# Your task
Up to and including the line that contains "const L = 67, R = 529, T = 35.5, B = 369;", write out each line of the material from its first line, exactly.
★ ★ ★ ★ ★
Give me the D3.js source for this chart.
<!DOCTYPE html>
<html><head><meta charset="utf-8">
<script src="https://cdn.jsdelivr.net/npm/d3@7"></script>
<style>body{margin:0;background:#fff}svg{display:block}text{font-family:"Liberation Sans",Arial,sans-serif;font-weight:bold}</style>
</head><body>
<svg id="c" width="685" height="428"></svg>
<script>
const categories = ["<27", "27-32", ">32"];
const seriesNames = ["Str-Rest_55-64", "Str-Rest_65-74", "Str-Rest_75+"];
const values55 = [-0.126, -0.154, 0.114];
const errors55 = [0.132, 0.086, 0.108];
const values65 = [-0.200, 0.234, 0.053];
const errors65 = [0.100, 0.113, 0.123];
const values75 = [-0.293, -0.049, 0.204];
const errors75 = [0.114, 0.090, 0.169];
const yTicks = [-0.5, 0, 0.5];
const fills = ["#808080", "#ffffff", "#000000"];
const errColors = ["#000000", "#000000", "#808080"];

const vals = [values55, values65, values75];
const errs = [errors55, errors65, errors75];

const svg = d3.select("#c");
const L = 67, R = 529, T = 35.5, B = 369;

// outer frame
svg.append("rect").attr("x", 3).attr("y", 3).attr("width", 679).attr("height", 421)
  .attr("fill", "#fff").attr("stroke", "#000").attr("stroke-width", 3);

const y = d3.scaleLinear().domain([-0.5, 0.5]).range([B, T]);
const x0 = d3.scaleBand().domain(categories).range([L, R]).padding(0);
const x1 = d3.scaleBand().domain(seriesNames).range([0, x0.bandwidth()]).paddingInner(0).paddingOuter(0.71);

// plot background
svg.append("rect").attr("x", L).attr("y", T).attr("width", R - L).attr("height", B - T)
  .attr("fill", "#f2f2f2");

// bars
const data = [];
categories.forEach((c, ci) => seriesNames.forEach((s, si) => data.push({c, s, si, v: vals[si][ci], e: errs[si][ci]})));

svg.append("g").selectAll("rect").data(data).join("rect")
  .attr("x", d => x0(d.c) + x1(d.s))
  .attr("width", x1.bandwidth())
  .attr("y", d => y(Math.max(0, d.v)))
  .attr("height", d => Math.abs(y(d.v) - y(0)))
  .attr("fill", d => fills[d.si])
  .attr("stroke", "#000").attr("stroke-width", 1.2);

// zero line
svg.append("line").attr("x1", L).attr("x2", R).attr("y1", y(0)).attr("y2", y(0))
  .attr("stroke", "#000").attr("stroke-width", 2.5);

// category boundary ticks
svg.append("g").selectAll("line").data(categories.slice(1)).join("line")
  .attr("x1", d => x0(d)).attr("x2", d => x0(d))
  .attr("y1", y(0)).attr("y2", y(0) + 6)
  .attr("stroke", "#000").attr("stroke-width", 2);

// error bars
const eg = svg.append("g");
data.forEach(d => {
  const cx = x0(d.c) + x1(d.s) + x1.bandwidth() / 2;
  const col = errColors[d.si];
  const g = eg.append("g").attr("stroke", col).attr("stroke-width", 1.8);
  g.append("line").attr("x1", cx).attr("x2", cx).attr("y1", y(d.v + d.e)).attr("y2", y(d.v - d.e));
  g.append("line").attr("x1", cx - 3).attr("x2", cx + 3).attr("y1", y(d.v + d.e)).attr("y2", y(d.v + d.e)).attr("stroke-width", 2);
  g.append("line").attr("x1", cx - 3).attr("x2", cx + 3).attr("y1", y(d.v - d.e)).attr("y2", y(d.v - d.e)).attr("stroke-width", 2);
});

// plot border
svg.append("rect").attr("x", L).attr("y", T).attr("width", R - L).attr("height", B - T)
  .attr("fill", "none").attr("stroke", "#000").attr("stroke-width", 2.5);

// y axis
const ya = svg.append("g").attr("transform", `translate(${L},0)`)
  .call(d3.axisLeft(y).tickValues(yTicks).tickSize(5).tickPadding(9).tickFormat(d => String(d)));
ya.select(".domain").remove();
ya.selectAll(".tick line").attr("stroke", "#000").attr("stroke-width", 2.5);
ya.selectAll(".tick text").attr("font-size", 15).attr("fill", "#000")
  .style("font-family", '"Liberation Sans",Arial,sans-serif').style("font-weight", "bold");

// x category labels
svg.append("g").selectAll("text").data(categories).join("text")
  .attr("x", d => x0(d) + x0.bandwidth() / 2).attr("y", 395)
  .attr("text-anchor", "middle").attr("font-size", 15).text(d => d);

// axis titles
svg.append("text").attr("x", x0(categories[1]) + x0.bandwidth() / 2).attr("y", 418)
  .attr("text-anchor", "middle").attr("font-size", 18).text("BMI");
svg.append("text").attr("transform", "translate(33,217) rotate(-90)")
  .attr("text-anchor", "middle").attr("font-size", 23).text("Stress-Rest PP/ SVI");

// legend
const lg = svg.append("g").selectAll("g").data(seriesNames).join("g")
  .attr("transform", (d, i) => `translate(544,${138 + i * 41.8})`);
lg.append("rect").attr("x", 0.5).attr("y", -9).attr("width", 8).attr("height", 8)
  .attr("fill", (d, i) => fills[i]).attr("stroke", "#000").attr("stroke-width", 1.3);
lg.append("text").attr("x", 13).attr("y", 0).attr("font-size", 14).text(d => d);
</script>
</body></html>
★ ★ ★ ★ ★
# Final answer
Give me the D3.js source for this chart.
<!DOCTYPE html>
<html><head><meta charset="utf-8">
<script src="https://cdn.jsdelivr.net/npm/d3@7"></script>
<style>body{margin:0;background:#fff}svg{display:block}text{font-family:"Liberation Sans",Arial,sans-serif;font-weight:bold}</style>
</head><body>
<svg id="c" width="685" height="428"></svg>
<script>
const categories = ["<27", "27-32", ">32"];
const seriesNames = ["Str-Rest_55-64", "Str-Rest_65-74", "Str-Rest_75+"];
const values55 = [-0.126, -0.154, 0.114];
const errors55 = [0.132, 0.086, 0.108];
const values65 = [-0.200, 0.234, 0.053];
const errors65 = [0.100, 0.113, 0.123];
const values75 = [-0.293, -0.049, 0.204];
const errors75 = [0.114, 0.090, 0.169];
const yTicks = [-0.5, 0, 0.5];
const fills = ["#808080", "#ffffff", "#000000"];
const errColors = ["#000000", "#000000", "#808080"];

const vals = [values55, values65, values75];
const errs = [errors55, errors65, errors75];

const svg = d3.select("#c");
const L = 67, R = 529, T = 35.5, B = 369;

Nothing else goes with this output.